■ Problem details
Work through the following lines and count those that hold the word "this". Reply with that number only.

■ Exercise input
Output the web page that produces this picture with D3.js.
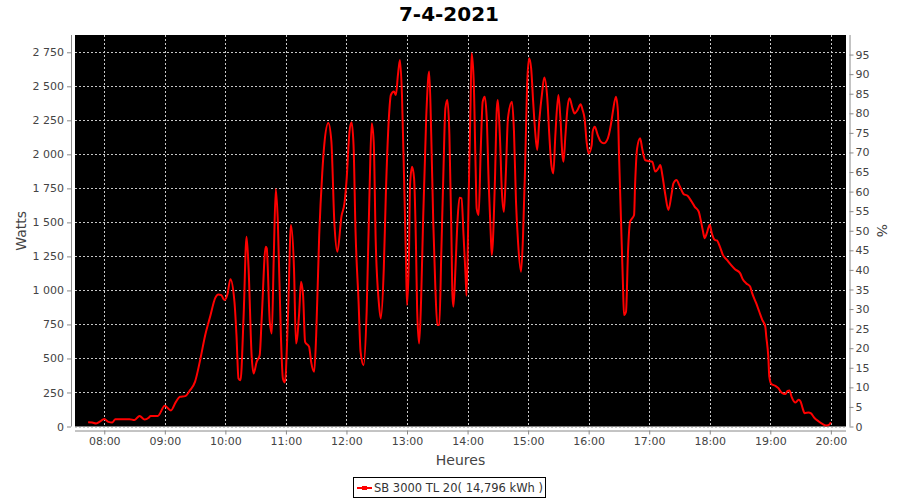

* * *

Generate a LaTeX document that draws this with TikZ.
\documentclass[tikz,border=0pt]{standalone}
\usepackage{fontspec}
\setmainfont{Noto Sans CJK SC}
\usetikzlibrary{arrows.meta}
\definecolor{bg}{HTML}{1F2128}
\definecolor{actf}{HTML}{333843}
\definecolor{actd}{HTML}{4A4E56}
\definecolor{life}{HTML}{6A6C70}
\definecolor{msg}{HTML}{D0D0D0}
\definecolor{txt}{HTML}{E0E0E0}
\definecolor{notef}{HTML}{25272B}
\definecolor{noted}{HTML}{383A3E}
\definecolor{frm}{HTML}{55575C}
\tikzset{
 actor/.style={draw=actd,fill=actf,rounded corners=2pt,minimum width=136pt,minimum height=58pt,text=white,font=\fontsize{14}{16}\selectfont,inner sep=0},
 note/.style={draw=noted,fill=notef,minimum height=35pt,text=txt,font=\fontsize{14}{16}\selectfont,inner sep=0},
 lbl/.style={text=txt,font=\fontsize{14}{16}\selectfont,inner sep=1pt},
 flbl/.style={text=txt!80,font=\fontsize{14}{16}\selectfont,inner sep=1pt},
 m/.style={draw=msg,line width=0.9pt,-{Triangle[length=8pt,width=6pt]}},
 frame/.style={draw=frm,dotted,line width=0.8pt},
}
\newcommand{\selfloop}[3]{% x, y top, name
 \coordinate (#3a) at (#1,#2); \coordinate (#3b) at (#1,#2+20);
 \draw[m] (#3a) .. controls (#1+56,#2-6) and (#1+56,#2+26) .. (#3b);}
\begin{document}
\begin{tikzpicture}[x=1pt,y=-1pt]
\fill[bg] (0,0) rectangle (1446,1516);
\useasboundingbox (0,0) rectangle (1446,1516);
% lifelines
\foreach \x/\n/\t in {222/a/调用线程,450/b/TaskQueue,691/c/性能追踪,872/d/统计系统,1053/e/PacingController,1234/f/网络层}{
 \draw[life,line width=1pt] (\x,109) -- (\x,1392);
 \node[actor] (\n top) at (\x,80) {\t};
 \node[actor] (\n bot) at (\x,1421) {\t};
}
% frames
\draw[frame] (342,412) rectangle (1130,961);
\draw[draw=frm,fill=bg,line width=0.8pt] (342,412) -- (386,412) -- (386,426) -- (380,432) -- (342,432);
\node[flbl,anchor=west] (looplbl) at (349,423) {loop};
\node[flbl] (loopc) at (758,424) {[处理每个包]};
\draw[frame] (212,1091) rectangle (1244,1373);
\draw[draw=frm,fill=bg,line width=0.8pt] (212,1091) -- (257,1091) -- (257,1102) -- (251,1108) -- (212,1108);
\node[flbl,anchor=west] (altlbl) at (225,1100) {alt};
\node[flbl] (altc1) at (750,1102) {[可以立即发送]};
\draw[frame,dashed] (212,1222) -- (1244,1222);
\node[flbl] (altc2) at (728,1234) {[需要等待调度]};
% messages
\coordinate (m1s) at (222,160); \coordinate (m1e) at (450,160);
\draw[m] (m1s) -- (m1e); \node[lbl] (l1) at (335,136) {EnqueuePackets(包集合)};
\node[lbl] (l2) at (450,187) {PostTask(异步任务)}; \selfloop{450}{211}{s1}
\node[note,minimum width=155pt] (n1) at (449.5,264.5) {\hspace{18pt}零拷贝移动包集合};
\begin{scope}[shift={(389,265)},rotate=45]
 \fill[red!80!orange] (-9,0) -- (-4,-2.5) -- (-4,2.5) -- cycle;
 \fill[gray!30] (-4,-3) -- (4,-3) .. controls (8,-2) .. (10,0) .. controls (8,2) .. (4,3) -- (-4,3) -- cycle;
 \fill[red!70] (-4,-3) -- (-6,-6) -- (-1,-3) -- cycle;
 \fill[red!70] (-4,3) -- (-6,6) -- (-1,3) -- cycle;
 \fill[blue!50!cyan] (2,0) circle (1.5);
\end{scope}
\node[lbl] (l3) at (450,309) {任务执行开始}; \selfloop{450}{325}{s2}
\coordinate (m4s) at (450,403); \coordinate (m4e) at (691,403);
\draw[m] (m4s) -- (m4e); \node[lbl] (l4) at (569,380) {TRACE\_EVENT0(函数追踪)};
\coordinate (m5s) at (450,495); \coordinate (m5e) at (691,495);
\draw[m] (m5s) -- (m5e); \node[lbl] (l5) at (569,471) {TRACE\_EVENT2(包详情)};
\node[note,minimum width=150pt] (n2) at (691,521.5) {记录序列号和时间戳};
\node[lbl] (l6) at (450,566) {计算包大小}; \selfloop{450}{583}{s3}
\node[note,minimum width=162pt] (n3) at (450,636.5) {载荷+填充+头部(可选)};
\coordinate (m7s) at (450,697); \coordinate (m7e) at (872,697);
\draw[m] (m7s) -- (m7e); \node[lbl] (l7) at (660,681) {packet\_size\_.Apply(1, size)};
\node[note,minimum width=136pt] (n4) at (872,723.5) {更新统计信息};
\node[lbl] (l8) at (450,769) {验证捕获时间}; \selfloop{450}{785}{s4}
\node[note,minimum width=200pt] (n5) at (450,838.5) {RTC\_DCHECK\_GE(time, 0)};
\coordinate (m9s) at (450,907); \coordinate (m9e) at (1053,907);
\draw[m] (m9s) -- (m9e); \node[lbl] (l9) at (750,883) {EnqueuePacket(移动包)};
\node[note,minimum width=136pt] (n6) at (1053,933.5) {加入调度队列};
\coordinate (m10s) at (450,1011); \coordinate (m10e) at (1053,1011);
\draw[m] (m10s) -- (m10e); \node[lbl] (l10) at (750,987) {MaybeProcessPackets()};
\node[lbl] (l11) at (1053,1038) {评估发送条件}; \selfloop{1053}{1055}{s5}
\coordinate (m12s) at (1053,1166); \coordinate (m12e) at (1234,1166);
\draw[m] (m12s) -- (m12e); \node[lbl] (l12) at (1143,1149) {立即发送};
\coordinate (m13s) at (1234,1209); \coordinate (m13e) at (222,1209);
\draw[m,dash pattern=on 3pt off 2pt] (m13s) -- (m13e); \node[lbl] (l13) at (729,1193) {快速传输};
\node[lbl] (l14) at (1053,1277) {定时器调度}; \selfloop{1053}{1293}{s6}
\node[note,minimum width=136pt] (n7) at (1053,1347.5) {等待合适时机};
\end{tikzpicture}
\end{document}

==

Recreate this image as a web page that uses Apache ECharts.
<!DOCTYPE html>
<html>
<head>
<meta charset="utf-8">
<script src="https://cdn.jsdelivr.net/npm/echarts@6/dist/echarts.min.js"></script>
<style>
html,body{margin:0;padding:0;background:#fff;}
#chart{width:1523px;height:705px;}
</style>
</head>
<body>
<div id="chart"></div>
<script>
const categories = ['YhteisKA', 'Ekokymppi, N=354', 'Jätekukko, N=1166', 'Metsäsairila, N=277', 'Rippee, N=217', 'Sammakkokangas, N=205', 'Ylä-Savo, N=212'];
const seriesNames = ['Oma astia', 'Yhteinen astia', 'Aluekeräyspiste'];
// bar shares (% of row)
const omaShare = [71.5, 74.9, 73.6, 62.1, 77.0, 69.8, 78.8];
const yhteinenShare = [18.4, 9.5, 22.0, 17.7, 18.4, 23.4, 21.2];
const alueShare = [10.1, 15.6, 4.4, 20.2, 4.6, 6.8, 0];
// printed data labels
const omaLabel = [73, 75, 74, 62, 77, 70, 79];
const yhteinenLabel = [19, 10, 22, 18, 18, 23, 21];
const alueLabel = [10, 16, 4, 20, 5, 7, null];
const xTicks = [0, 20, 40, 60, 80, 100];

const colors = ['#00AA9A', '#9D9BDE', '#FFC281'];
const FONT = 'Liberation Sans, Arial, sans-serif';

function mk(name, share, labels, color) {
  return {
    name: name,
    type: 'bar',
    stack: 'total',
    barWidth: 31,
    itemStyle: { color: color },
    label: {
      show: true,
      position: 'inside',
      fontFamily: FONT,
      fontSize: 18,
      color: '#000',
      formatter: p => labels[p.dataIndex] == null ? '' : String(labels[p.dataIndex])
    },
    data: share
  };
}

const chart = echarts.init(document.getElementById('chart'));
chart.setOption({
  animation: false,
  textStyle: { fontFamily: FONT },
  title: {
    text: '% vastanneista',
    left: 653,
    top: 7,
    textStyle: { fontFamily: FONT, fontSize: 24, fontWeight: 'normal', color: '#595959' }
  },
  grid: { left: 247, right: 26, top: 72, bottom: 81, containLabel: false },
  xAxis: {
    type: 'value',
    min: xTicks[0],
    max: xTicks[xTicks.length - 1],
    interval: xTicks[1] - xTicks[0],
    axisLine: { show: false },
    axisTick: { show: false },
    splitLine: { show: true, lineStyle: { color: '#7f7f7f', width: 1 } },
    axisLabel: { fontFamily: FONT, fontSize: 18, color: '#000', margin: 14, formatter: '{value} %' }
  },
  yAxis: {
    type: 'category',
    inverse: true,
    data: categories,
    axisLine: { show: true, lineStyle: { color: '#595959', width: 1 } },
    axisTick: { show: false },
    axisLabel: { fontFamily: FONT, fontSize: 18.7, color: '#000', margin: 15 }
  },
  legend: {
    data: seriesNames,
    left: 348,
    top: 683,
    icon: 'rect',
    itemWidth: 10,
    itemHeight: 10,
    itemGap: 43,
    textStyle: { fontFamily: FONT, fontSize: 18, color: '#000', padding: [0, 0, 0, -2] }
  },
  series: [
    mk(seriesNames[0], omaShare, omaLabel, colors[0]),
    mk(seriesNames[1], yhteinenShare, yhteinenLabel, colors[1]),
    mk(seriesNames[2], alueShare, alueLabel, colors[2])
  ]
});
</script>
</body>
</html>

■ Correct answer
3